PROBLEM DESCRIPTION → Below are records; work out how many of their lines contain "chart" and give only that number.

EXTRACTED INFORMATION →
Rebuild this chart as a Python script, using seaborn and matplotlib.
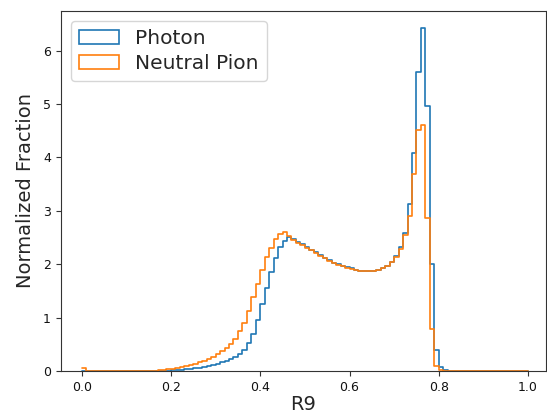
---
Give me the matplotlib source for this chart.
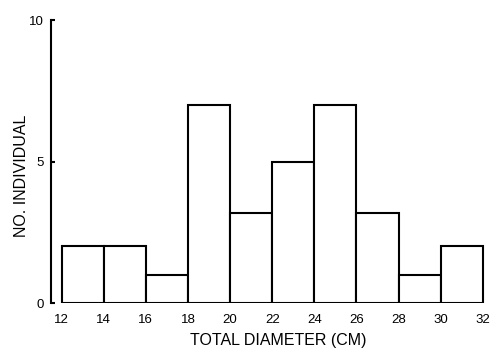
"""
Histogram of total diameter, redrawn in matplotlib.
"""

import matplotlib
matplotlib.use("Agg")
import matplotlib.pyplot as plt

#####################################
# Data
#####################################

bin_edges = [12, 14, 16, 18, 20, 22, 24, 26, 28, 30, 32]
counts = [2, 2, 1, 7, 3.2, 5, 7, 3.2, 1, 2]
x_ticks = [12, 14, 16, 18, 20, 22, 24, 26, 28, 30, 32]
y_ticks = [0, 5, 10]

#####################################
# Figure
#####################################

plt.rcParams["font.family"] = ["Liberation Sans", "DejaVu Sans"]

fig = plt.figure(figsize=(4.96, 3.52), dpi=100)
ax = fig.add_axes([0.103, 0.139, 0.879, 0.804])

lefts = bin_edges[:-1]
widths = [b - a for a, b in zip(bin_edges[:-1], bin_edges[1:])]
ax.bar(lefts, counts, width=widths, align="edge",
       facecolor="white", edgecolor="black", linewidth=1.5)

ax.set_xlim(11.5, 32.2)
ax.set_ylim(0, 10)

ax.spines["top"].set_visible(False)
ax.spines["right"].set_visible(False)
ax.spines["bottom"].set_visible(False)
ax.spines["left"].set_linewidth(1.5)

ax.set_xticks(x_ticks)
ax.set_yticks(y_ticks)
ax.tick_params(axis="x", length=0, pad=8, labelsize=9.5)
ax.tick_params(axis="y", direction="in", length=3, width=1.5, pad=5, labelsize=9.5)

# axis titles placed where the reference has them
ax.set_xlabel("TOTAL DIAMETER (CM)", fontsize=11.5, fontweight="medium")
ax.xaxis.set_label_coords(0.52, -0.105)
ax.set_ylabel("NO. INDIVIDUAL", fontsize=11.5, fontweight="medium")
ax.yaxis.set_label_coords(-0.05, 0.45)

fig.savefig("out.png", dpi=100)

EXPECTED OUTPUT → 2